Pendant plusieurs semaines, ce petit scénario se répéta jusqu’au jour où le rabbin de la synagogue, qui était resté pour préparer son discours un peu plus longtemps que d’habitude, vit ce fidèle débarquer avec ses pains et les déposer dans l’armoire. Le rav interpella le Portugais et le sermonna : « Penses-tu vraiment que notre Dieu mange tes pains ? Ne sais-tu pas qu’Il n’a pas de corps et ne ressemble à rien ! Pire que ça, c’est une faute grave de penser qu’Il possède une quelconque matérialité. Je suis sûre que c’est le bedeau qui mange tes pains. » A peine eut-il fini sa phrase que le bedeau de la synagogue arriva pour préparer la Torah et prendre ses cadeaux Divins. Le rav lui demanda si c’était lui qui mangeait les deux Halottes. Celui-ci avoua et justifia qu’il n’y avait pas de signe d’appartenance. Le pauvre Portugais, rouge de honte, regretta amèrement son acte. Il s’excusa après durabbin et lui dit qu’il pensait bien faire.

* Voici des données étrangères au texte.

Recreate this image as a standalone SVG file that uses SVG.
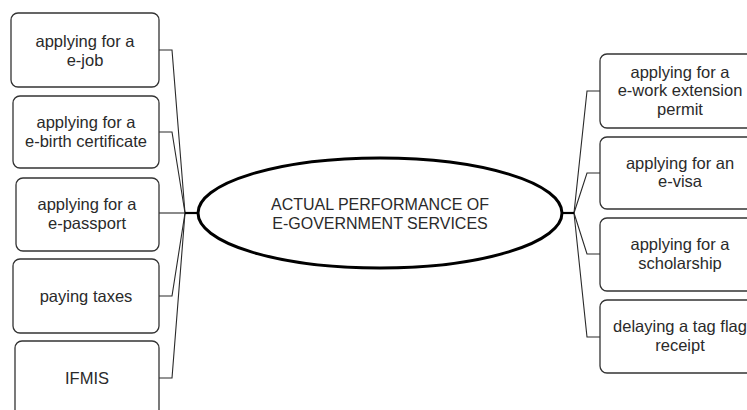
<svg xmlns="http://www.w3.org/2000/svg" width="747" height="410" viewBox="0 0 747 410">
  <style>
    .box { fill: #ffffff; stroke: #333333; stroke-width: 1.3; }
    .lbl { font-family: "Liberation Sans", Arial, sans-serif; font-size: 16.5px; fill: #2a2a2a; text-anchor: middle; }
    .title { font-size: 16px; }
    .wire { fill: none; stroke: #2a2a2a; stroke-width: 1.1; }
    .trunk { fill: none; stroke: #000000; stroke-width: 2.2; }
    .hub { fill: #ffffff; stroke: #000000; stroke-width: 3; }
  </style>
  <rect width="747" height="410" fill="#ffffff"/>

  <!-- connectors -->
  <g id="connectors">
    <path class="wire" d="M159,50 H172 L185,213"/>
    <path class="wire" d="M159,132 H172 L185,213"/>
    <path class="wire" d="M159,213 H185"/>
    <path class="wire" d="M159,296 H172 L185,213"/>
    <path class="wire" d="M159,378 H172 L185,213"/>
    <path class="trunk" d="M185,213 H199"/>
    <path class="wire" d="M600,91 H587 L574,213"/>
    <path class="wire" d="M600,173 H587 L574,213"/>
    <path class="wire" d="M600,254 H587 L574,213"/>
    <path class="wire" d="M600,337 H587 L574,213"/>
    <path class="trunk" d="M561,213 H574"/>
  </g>

  <!-- central topic -->
  <g id="center">
    <ellipse class="hub" cx="380" cy="213" rx="182" ry="55"/>
    <text class="lbl title" x="380" y="210">ACTUAL PERFORMANCE OF</text>
    <text class="lbl title" x="380" y="228.5">E-GOVERNMENT SERVICES</text>
  </g>

  <!-- left branch -->
  <g id="ejob">
    <rect class="box" x="11" y="13" width="148" height="74" rx="7"/>
    <text class="lbl" x="85" y="47">applying for a</text>
    <text class="lbl" x="85" y="66">e-job</text>
  </g>
  <g id="ebirth">
    <rect class="box" x="13" y="96" width="146" height="72" rx="7"/>
    <text class="lbl" x="86" y="128">applying for a</text>
    <text class="lbl" x="86" y="147">e-birth certificate</text>
  </g>
  <g id="epassport">
    <rect class="box" x="16" y="178" width="143" height="73" rx="7"/>
    <text class="lbl" x="87" y="209.5">applying for a</text>
    <text class="lbl" x="87" y="228.5">e-passport</text>
  </g>
  <g id="taxes">
    <rect class="box" x="13" y="259" width="146" height="74" rx="7"/>
    <text class="lbl" x="86" y="301.5">paying taxes</text>
  </g>
  <g id="ifmis">
    <rect class="box" x="15" y="341" width="144" height="76" rx="7"/>
    <text class="lbl" x="87" y="383.5">IFMIS</text>
  </g>

  <!-- right branch -->
  <g id="workpermit">
    <rect class="box" x="600" y="54" width="160" height="74" rx="7"/>
    <text class="lbl" x="680" y="77.5">applying for a</text>
    <text class="lbl" x="680" y="96">e-work extension</text>
    <text class="lbl" x="680" y="114.5">permit</text>
  </g>
  <g id="evisa">
    <rect class="box" x="600" y="137" width="160" height="72" rx="7"/>
    <text class="lbl" x="680" y="168.5">applying for an</text>
    <text class="lbl" x="680" y="187">e-visa</text>
  </g>
  <g id="scholarship">
    <rect class="box" x="600" y="218" width="160" height="73" rx="7"/>
    <text class="lbl" x="680" y="250">applying for a</text>
    <text class="lbl" x="680" y="268.5">scholarship</text>
  </g>
  <g id="tagflag">
    <rect class="box" x="600" y="300" width="160" height="73" rx="7"/>
    <text class="lbl" x="680" y="332">delaying a tag flag</text>
    <text class="lbl" x="680" y="350.5">receipt</text>
  </g>
</svg>
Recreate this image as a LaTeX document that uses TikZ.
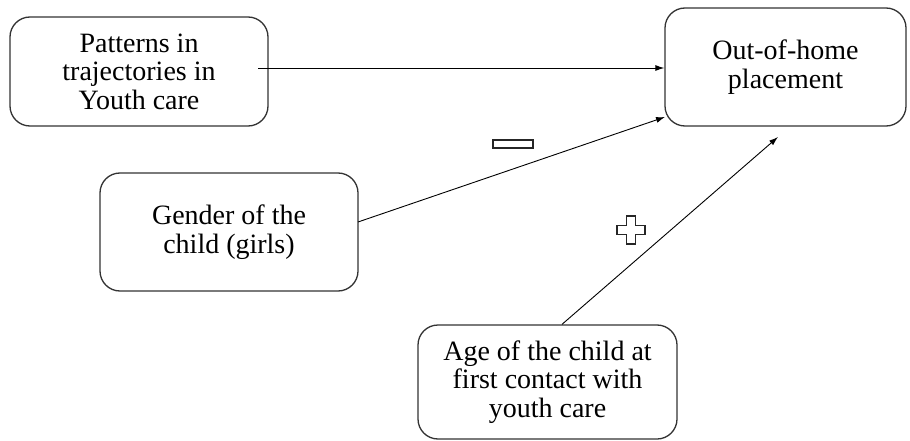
\documentclass[tikz,border=0pt]{standalone}
\usepackage{fontspec}
\setmainfont{Liberation Serif}
\usetikzlibrary{arrows.meta}

\begin{document}
\begin{tikzpicture}[x=1pt,y=1pt,yscale=-1,xscale=1,
  factor/.style={draw=black!80,line width=1.3pt,rounded corners=20pt,align=center,
    inner sep=0pt,font=\fontsize{28}{28.5}\selectfont},
  link/.style={line width=0.9pt,-{Latex[length=9pt,width=6pt]}},
  sign/.style={draw=black!85,line width=1.4pt}]
\useasboundingbox (0,0) rectangle (910,441);

% Text Node
\node [factor,minimum width=258pt,minimum height=109pt] (patterns) at (139,71.5) {Patterns in\\trajectories in\\Youth care};
% Text Node
\node [factor,minimum width=241pt,minimum height=118pt] (placement) at (785.5,67) {Out-of-home\\placement};
% Text Node
\node [factor,minimum width=258pt,minimum height=118pt] (gender) at (229,232) {Gender of the\\child (girls)};
% Text Node
\node [factor,minimum width=259pt,minimum height=114pt] (age) at (547.5,382) {Age of the child at\\first contact with\\youth care};

%Straight Lines
\coordinate (patternsout) at (258,68);
\coordinate (genderout) at (358,222);
\coordinate (agein) at (778,137);
\draw [link] (patternsout) -- (patternsout -| placement.west);
\draw [link] (genderout) -- (665,117);
\draw [link] (age.north -| 562,0) -- (agein);

%Shape: Minus
\draw [sign] (493,140) rectangle (533,148);
%Shape: Plus
\draw [sign] (626.5,216) -- (635.5,216) -- (635.5,225.5) -- (645,225.5) -- (645,234.5) -- (635.5,234.5) -- (635.5,244) -- (626.5,244) -- (626.5,234.5) -- (617,234.5) -- (617,225.5) -- (626.5,225.5) -- cycle;

\end{tikzpicture}
\end{document}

Dans l’après-midi, on annonça au rav que le Ari zal voulait le voir. Ce dernier se dépêcha de se présenter devant lui. « Sache que depuis la destruction du Temple, Hachem n’avait pas eu un plaisir comme celui que lui procurait cet homme qui Lui apportait des pains avec amour et joie. Parce que tu as crié sur lui et qu’il a arrêté son service, il a été décrété dans le ciel ta mort. » Le rav comprit que les paroles du Ari zal étaient justes: il prépara son testament et quitta ce monde quelques jours après.
Comme vous le savez, la dernière lettre de la Torah est un Lamed et la première un Beth. Ainsi en assemblant ces deux lettres, nous pouvons former le mot Lev, qui signifie le cœur. « Hachem désire notre cœur » enseignent nos sages. Le but des Mitsvot et de la Torah est de parvenir à nous rapprocher de Lui. Ainsi, comme nous le verrons dans le Dvar Torah, même si c’est Kaïn dans notre paracha qui eut l’idée de sacrifier quelque chose àHachem, il manquait l’essentiel : son cœur. A l’inverse, Evel offrit ce qu’il avait de plus cher avec amour et joie et fut pour cela agréé. Alors qu’Hachem nous enlève le prépuce qui se trouve autour de notre cœur afin de le servir comme il se doit, amen ken yéhi ratson.